**EXERCISE REQUIREMENTS**:
Repeat every line of the data exactly, but not the pictures.

=======

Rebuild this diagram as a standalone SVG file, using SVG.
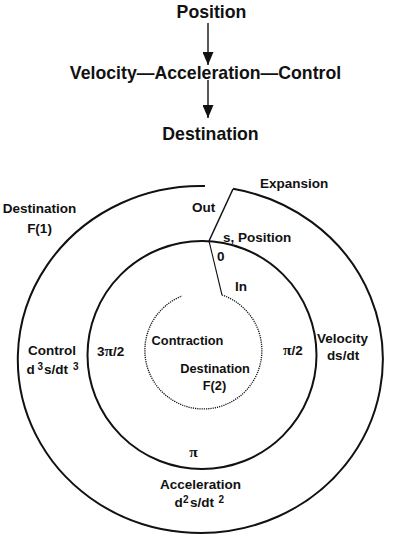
<svg xmlns="http://www.w3.org/2000/svg" width="402" height="553" viewBox="0 0 402 553">
<style>
  text { font-family: "Liberation Sans", Arial, sans-serif; font-weight: bold; fill: #111; }
  .big { font-size: 17.7px; }
  .lbl { font-size: 13.5px; }
  .sm { font-size: 12.8px; }
  .sup { font-size: 10px; }
  .pi { font-family: "Liberation Serif", "DejaVu Serif", serif; font-size: 15.5px; }
  .ring { fill: none; stroke: #111; stroke-width: 2; }
  .conn { fill: none; stroke: #111; stroke-width: 1.4; }
</style>
<defs>
  <marker id="arrow" viewBox="0 0 13 11" refX="13" refY="5.5" markerWidth="13" markerHeight="11" markerUnits="userSpaceOnUse" orient="auto">
    <path d="M0,0 L13,5.5 L0,11 Z" fill="#111"/>
  </marker>
</defs>
<rect width="402" height="553" fill="#fff"/>

<g id="node-position"><text class="big" x="211.5" y="18" text-anchor="middle">Position</text></g>
<g id="node-chain"><text class="big" x="205.5" y="79" text-anchor="middle">Velocity—Acceleration—Control</text></g>
<g id="node-destination"><text class="big" x="210.5" y="140" text-anchor="middle">Destination</text></g>

<g id="connectors">
  <line x1="208" y1="23" x2="208" y2="65" class="conn" marker-end="url(#arrow)"/>
  <line x1="208" y1="80" x2="208" y2="118" class="conn" marker-end="url(#arrow)"/>
</g>

<g id="circles">
  <path class="ring" d="M233,188.8 A182.5,173.5 0 1 1 205,186.05"/>
  <ellipse class="ring" cx="202" cy="355" rx="114.5" ry="114"/>
  <line x1="233" y1="189" x2="209" y2="241" stroke="#111" stroke-width="1.5"/>
  <line x1="209" y1="241" x2="222" y2="295" stroke="#111" stroke-width="1.1"/>
  <path d="M222,295 A58.5,58.5 0 1 1 182,296" fill="none" stroke="#111" stroke-width="1.3" stroke-dasharray="1.2,1"/>
</g>

<g id="labels">
  <text class="lbl" x="260" y="188">Expansion</text>
  <text class="lbl" x="192" y="212">Out</text>
  <text class="lbl" x="223" y="242">s, Position</text>
  <text class="lbl" x="217" y="261">0</text>
  <text class="lbl" x="235" y="291">In</text>
  <text class="lbl" x="39.5" y="213" text-anchor="middle">Destination</text>
  <text class="lbl" x="39.5" y="233" text-anchor="middle">F(1)</text>
  <text class="lbl" x="52" y="355" text-anchor="middle">Control</text>
  <text class="lbl" x="26.5" y="374">d</text>
  <text class="sup" x="37.5" y="370">3</text>
  <text class="lbl" x="44" y="374">s/dt</text>
  <text class="sup" x="73" y="370">3</text>
  <text class="lbl" x="97" y="356"><tspan>3</tspan><tspan class="pi">π</tspan><tspan>/2</tspan></text>
  <text class="sm" x="187.5" y="345" text-anchor="middle">Contraction</text>
  <text class="sm" x="215" y="373" text-anchor="middle">Destination</text>
  <text class="sm" x="214.5" y="390" text-anchor="middle">F(2)</text>
  <text class="lbl" x="283" y="355"><tspan class="pi">π</tspan><tspan>/2</tspan></text>
  <text class="lbl" x="342.5" y="343" text-anchor="middle">Velocity</text>
  <text class="lbl" x="343" y="360" text-anchor="middle">ds/dt</text>
  <text class="lbl pi" x="193.5" y="457" text-anchor="middle">π</text>
  <text class="lbl" x="200.5" y="489" text-anchor="middle">Acceleration</text>
  <text class="lbl" x="174.5" y="507">d</text>
  <text class="sup" x="183" y="503">2</text>
  <text class="lbl" x="190" y="507">s/dt</text>
  <text class="sup" x="218.5" y="503">2</text>
</g>
</svg>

=======

**WRITTEN RESPONSE**:
Rebuild this diagram as a standalone SVG file, using SVG.
<svg xmlns="http://www.w3.org/2000/svg" width="402" height="553" viewBox="0 0 402 553">
<style>
  text { font-family: "Liberation Sans", Arial, sans-serif; font-weight: bold; fill: #111; }
  .big { font-size: 17.7px; }
  .lbl { font-size: 13.5px; }
  .sm { font-size: 12.8px; }
  .sup { font-size: 10px; }
  .pi { font-family: "Liberation Serif", "DejaVu Serif", serif; font-size: 15.5px; }
  .ring { fill: none; stroke: #111; stroke-width: 2; }
  .conn { fill: none; stroke: #111; stroke-width: 1.4; }
</style>
<defs>
  <marker id="arrow" viewBox="0 0 13 11" refX="13" refY="5.5" markerWidth="13" markerHeight="11" markerUnits="userSpaceOnUse" orient="auto">
    <path d="M0,0 L13,5.5 L0,11 Z" fill="#111"/>
  </marker>
</defs>
<rect width="402" height="553" fill="#fff"/>

<g id="node-position"><text class="big" x="211.5" y="18" text-anchor="middle">Position</text></g>
<g id="node-chain"><text class="big" x="205.5" y="79" text-anchor="middle">Velocity—Acceleration—Control</text></g>
<g id="node-destination"><text class="big" x="210.5" y="140" text-anchor="middle">Destination</text></g>

<g id="connectors">
  <line x1="208" y1="23" x2="208" y2="65" class="conn" marker-end="url(#arrow)"/>
  <line x1="208" y1="80" x2="208" y2="118" class="conn" marker-end="url(#arrow)"/>
</g>

<g id="circles">
  <path class="ring" d="M233,188.8 A182.5,173.5 0 1 1 205,186.05"/>
  <ellipse class="ring" cx="202" cy="355" rx="114.5" ry="114"/>
  <line x1="233" y1="189" x2="209" y2="241" stroke="#111" stroke-width="1.5"/>
  <line x1="209" y1="241" x2="222" y2="295" stroke="#111" stroke-width="1.1"/>
  <path d="M222,295 A58.5,58.5 0 1 1 182,296" fill="none" stroke="#111" stroke-width="1.3" stroke-dasharray="1.2,1"/>
</g>

<g id="labels">
  <text class="lbl" x="260" y="188">Expansion</text>
  <text class="lbl" x="192" y="212">Out</text>
  <text class="lbl" x="223" y="242">s, Position</text>
  <text class="lbl" x="217" y="261">0</text>
  <text class="lbl" x="235" y="291">In</text>
  <text class="lbl" x="39.5" y="213" text-anchor="middle">Destination</text>
  <text class="lbl" x="39.5" y="233" text-anchor="middle">F(1)</text>
  <text class="lbl" x="52" y="355" text-anchor="middle">Control</text>
  <text class="lbl" x="26.5" y="374">d</text>
  <text class="sup" x="37.5" y="370">3</text>
  <text class="lbl" x="44" y="374">s/dt</text>
  <text class="sup" x="73" y="370">3</text>
  <text class="lbl" x="97" y="356"><tspan>3</tspan><tspan class="pi">π</tspan><tspan>/2</tspan></text>
  <text class="sm" x="187.5" y="345" text-anchor="middle">Contraction</text>
  <text class="sm" x="215" y="373" text-anchor="middle">Destination</text>
  <text class="sm" x="214.5" y="390" text-anchor="middle">F(2)</text>
  <text class="lbl" x="283" y="355"><tspan class="pi">π</tspan><tspan>/2</tspan></text>
  <text class="lbl" x="342.5" y="343" text-anchor="middle">Velocity</text>
  <text class="lbl" x="343" y="360" text-anchor="middle">ds/dt</text>
  <text class="lbl pi" x="193.5" y="457" text-anchor="middle">π</text>
  <text class="lbl" x="200.5" y="489" text-anchor="middle">Acceleration</text>
  <text class="lbl" x="174.5" y="507">d</text>
  <text class="sup" x="183" y="503">2</text>
  <text class="lbl" x="190" y="507">s/dt</text>
  <text class="sup" x="218.5" y="503">2</text>
</g>
</svg>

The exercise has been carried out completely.